2. As for your claim that my request "impose[s] a grossly oppressive burden", your letter states that "compliance with [my] request would require the searches of 20 different combinations of search terms across three mailboxes for an unspecified period of time". Of course this cannot be true, as any trainee data analyst can create a single query that can extract these results in seconds.

3. You also mention that "given the scope of my request, the amount of information that is likely to be in scope [...] is likely to be very high". This can only be true if you believe there will be a great number of emails containing combinations of words such as "Loan Charge" and "punishment", which in turn is likely to confirm my hypothesis that the policy was characterised by a punitive intent. Given your response, I take you believe this is the case? If so there would be a strong and clear public interest in publishing the data. Alternatively, your estimate is wrong, in which case the search is not vexatious. In any case, you should perform the query to determine how many results it produces, rather than estimating them.

4. I did provide some ideas to narrow the scope of my search, but according to your response, while asking for too many records is "vexatious", asking for less is "scattergun approach". My narrowed query still retains the core elements (i.e. the punitive intent), and progressively restricts the query to one officer (Mary Aiston, in charge of Counter Avoidance, so very relevant to the Loan Charge) and temporally (any period up to 31st of January 2020, the final date to submit a tax return which included the Loan Charge). This narrowed query if very focused and cannot be defined as "completely random approach, lacks any clear focus, or seems to have been solely designed for the purpose of ‘fishing’ for information without any idea of what might be revealed"
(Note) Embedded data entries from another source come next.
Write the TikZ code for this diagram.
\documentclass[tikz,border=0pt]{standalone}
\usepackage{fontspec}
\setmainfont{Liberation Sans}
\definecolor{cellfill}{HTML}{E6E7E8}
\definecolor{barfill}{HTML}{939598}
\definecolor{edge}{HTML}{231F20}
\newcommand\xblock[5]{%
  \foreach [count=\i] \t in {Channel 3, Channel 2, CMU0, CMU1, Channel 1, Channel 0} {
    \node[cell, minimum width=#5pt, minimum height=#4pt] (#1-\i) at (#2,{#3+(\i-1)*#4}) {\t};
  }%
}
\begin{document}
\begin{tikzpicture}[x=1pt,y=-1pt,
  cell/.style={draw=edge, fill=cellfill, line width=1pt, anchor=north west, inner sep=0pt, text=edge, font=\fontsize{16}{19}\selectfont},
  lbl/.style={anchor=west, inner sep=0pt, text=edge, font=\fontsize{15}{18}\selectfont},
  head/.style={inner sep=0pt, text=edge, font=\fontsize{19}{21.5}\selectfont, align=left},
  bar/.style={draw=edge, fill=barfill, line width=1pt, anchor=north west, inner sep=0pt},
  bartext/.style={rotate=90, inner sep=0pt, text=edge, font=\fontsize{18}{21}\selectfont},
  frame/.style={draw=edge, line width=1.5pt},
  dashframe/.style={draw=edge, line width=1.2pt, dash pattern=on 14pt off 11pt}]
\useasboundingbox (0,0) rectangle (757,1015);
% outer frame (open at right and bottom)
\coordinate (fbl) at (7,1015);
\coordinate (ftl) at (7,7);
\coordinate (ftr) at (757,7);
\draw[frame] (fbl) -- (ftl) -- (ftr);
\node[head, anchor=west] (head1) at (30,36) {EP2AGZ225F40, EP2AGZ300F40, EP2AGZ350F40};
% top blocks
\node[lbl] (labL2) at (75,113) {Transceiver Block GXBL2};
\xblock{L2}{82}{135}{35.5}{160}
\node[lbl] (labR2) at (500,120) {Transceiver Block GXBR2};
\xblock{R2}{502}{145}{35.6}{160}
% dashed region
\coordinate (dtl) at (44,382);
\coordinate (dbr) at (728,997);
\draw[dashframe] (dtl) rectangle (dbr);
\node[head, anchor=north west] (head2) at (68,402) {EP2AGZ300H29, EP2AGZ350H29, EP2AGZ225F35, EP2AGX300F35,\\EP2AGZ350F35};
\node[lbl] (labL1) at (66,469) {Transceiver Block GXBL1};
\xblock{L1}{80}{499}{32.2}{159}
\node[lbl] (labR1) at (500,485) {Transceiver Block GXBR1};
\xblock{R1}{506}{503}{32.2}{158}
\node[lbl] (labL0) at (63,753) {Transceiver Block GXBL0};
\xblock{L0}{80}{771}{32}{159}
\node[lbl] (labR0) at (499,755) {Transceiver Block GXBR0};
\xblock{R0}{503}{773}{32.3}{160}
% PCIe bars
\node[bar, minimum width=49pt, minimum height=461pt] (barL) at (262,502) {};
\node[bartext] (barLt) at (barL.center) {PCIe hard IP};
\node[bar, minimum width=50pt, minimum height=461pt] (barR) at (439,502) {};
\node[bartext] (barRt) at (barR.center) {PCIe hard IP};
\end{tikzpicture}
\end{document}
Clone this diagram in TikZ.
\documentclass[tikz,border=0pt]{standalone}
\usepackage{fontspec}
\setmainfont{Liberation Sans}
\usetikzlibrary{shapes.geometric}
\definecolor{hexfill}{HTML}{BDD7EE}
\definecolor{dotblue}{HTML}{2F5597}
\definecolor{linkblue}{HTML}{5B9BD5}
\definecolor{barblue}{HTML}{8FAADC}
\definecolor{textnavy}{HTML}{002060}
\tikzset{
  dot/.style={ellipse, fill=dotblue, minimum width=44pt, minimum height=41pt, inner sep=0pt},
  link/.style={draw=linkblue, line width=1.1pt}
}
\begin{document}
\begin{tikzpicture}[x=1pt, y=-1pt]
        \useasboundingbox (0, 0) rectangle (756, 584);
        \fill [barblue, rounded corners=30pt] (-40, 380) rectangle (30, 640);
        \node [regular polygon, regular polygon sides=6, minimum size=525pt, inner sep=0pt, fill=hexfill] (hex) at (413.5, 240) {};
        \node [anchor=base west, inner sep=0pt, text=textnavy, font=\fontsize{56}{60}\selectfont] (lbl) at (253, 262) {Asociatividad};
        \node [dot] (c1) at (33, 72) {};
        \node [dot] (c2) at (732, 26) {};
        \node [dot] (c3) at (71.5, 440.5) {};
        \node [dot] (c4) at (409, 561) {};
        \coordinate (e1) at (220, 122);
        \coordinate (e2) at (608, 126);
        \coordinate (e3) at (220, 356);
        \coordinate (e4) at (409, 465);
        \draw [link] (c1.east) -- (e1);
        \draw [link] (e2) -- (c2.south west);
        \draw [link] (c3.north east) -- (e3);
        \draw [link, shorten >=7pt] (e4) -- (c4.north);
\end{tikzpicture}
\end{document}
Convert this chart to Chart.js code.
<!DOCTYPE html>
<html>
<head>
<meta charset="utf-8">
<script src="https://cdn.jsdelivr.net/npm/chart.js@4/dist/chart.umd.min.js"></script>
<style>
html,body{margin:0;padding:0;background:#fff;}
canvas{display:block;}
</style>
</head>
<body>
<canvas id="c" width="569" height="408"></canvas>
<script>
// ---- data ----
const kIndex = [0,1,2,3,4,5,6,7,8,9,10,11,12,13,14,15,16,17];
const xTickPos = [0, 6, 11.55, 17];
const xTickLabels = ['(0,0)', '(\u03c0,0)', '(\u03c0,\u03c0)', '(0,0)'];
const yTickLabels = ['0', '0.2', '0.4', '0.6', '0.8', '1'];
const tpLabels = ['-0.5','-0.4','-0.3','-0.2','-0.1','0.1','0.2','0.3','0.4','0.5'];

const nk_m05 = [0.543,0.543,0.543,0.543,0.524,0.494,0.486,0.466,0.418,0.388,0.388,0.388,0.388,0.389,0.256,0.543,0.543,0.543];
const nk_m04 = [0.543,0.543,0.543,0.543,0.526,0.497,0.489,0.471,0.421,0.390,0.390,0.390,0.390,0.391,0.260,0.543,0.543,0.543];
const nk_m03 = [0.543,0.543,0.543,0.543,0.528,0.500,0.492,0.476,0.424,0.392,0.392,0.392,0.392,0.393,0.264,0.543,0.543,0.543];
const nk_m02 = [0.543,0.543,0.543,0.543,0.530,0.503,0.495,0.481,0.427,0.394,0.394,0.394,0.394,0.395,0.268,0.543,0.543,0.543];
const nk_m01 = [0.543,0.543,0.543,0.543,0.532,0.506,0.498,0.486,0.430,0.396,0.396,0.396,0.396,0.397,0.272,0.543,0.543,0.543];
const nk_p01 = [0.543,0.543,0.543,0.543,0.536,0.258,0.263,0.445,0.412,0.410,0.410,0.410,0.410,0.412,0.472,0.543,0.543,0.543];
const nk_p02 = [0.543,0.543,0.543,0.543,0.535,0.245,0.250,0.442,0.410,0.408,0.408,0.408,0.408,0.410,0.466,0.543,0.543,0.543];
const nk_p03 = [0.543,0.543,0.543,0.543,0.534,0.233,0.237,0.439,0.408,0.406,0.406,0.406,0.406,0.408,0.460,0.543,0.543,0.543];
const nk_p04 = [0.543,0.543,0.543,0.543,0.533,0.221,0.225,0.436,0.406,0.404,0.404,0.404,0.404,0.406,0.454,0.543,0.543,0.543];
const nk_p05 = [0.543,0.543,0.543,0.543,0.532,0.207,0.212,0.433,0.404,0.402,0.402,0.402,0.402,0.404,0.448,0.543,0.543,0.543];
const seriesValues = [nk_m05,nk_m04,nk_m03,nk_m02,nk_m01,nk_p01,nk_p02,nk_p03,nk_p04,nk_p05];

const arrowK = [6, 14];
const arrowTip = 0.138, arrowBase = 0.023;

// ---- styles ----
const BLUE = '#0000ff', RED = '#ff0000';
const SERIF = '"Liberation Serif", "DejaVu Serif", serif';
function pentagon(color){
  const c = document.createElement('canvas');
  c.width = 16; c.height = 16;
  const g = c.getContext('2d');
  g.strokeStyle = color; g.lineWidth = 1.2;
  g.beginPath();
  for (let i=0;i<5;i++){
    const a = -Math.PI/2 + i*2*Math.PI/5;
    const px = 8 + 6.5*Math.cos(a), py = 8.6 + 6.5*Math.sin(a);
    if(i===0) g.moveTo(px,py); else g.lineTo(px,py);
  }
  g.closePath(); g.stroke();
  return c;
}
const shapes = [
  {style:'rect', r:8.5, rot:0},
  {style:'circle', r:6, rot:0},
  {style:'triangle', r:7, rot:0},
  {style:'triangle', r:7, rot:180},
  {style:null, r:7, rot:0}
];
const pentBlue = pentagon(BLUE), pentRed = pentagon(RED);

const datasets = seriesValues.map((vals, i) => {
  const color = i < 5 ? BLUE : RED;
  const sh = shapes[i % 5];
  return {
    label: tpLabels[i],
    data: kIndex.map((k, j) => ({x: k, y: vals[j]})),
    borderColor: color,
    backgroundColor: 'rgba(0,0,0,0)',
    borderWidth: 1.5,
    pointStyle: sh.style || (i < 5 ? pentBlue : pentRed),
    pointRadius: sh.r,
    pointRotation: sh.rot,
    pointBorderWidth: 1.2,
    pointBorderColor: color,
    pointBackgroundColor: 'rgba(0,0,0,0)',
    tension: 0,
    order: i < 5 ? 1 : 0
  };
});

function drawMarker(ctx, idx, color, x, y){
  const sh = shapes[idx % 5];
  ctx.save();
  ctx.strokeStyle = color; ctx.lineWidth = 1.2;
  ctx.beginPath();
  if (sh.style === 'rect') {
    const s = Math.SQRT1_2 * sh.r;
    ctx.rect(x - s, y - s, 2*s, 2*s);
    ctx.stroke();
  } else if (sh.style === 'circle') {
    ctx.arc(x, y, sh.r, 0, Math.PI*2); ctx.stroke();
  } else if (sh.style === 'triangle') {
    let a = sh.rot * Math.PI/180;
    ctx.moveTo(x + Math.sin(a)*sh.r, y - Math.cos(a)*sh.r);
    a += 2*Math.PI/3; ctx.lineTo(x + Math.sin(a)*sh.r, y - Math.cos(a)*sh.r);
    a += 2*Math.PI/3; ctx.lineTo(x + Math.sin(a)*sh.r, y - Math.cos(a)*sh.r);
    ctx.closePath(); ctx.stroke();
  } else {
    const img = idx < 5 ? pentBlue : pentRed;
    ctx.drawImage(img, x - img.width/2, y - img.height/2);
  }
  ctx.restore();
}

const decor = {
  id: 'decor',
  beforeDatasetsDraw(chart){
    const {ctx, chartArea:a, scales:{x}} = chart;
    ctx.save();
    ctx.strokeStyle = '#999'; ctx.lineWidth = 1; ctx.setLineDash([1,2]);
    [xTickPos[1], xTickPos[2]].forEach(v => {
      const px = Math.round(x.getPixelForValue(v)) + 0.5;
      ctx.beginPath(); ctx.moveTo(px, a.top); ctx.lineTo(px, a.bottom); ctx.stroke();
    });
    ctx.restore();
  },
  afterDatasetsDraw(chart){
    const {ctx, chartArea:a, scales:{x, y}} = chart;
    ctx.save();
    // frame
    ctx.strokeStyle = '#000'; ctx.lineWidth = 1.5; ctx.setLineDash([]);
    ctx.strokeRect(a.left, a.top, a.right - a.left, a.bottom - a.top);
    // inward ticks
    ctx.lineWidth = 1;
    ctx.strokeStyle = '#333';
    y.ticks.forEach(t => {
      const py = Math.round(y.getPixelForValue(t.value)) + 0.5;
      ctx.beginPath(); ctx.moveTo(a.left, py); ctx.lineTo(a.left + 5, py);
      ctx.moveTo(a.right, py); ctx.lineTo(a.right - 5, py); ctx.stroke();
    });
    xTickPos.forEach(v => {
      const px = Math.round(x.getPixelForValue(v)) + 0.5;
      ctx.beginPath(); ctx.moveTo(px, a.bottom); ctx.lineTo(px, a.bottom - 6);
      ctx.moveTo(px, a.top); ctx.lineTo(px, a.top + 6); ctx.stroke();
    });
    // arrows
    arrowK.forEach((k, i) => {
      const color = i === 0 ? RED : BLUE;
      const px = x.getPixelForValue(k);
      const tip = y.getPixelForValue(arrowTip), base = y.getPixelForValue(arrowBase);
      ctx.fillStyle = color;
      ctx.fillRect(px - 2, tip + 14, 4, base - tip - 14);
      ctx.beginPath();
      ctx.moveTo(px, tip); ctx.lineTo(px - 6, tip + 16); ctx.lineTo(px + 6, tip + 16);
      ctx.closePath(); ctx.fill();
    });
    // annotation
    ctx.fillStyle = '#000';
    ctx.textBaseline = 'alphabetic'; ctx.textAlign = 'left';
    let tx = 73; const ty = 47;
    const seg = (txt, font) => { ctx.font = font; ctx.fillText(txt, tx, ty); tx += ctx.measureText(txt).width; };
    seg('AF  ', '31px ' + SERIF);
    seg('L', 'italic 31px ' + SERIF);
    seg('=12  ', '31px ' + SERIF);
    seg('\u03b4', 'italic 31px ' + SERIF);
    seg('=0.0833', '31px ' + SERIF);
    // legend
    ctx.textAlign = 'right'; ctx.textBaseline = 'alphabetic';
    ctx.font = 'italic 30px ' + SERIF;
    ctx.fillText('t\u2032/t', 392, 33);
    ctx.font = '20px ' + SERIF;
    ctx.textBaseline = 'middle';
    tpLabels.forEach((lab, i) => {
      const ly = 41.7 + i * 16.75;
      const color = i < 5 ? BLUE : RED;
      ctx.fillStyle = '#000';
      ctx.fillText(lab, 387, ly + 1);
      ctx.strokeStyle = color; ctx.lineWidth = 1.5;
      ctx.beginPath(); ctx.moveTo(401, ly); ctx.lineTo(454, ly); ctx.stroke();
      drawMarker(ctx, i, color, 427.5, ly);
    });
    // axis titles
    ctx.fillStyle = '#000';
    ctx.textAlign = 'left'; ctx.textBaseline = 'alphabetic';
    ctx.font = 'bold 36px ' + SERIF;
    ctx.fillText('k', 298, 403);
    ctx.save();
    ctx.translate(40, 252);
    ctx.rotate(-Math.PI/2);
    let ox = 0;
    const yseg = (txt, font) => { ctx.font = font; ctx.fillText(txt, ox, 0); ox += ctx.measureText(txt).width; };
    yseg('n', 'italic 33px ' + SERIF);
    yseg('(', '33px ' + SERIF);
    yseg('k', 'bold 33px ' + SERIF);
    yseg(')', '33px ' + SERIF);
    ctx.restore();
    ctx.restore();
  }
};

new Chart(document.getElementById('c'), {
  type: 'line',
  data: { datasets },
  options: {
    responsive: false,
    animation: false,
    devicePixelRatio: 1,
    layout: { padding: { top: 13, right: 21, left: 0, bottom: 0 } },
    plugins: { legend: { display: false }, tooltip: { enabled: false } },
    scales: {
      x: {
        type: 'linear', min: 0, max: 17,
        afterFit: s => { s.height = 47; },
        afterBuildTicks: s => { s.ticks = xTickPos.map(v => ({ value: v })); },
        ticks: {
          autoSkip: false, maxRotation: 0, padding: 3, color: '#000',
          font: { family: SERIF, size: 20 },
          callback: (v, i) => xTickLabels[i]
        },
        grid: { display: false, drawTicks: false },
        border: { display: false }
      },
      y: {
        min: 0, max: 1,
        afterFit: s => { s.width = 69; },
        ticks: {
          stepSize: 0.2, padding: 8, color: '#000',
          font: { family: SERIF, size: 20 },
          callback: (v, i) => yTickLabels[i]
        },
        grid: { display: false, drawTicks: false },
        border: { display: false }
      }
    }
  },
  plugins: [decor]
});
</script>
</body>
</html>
For the reasons above I still believe my request to be appropriate, justified and easily manageable. Your refusal to comply may suggest a desire to withhold potentially compromising information, and I will escalate this to the ICO if you decide to reject it again.

A full history of my FOI request and all correspondence is available on the Internet at this address: https://www.whatdotheyknow.com/request/e...

Yours faithfully,

Matt Smith

FOI Team, HM Revenue and Customs

Our ref: IR2021/00244

Dear Mr Smith,

Freedom of Information Act 2000 Acknowledgement

Thank you for your communication of 19th January which has been passed to
HMRC's Freedom of Information Team.

We have allocated the above reference which you should quote if you need
to contact us.

The Team will arrange for a reply to be sent to you which will either
comply with HMRC's obligations under Freedom of Information Act or, if we
think it's an enquiry that we don't need to address under the terms of the
Act, let you know why. If it is the latter we will, if possible, pass it
on to a more appropriate part of the Departm ent for answer.

As you will appreciate, the coronavirus pandemic has provided
unprecedented challenges for Government Departments including HMRC. Over
the coming weeks our priorities are to provide critical existing and new
Public Services for Government to support customers during this difficult
time. As a result, resources may be diverted away from usual compliance or
information rights work. HMRC aims to respond to all FOIA Requests within
20 working days. If for whatever reason this timescale cannot be complied
with HMRC will, where possible, write to you explaining the reason for the
delay and providing an estimated time for response.